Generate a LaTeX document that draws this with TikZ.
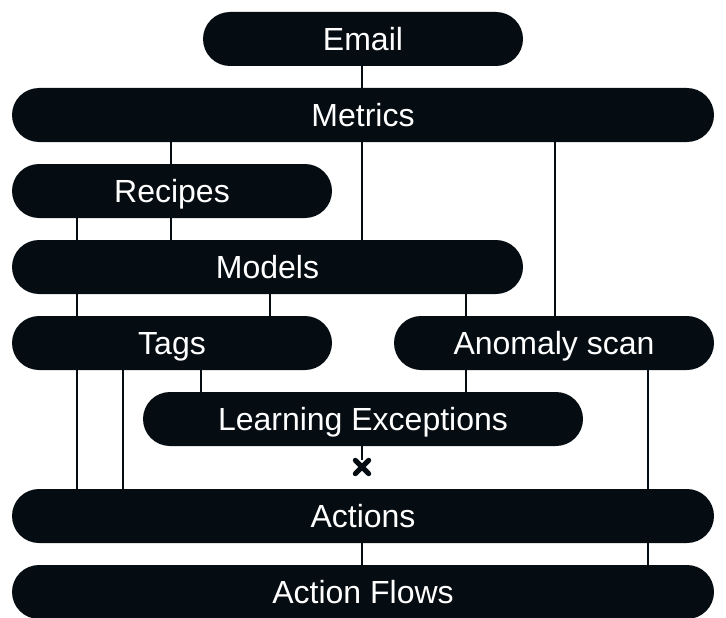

== == ==

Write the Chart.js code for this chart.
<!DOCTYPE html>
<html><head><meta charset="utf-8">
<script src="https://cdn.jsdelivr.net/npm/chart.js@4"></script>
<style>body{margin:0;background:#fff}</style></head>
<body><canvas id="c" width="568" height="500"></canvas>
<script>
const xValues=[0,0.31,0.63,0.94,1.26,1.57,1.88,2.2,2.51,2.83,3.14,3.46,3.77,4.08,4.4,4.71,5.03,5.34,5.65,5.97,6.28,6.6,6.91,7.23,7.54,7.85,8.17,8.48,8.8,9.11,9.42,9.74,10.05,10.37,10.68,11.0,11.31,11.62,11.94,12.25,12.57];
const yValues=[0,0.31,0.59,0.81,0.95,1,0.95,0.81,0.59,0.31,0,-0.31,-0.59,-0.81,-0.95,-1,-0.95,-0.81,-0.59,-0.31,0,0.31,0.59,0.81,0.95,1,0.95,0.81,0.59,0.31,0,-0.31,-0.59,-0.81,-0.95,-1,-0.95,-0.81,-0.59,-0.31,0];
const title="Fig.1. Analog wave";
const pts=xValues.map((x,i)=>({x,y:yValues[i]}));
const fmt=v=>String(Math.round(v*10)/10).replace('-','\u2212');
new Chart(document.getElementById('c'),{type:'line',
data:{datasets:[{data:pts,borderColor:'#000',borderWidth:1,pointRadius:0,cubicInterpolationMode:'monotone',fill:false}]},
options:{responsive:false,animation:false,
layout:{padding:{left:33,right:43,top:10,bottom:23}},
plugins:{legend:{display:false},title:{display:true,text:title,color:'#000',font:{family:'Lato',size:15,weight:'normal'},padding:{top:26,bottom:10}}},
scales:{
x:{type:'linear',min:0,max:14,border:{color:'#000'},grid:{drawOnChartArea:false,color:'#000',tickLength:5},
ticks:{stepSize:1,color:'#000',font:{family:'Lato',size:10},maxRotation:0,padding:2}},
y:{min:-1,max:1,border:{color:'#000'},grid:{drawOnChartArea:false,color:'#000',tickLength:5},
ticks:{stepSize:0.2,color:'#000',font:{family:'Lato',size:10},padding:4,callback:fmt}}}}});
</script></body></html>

== == ==

## Work to do
Search the data above for the string "this" and return every line that has it.

## Solution to the problem
Generate a LaTeX document that draws this with TikZ.
Write the Chart.js code for this chart.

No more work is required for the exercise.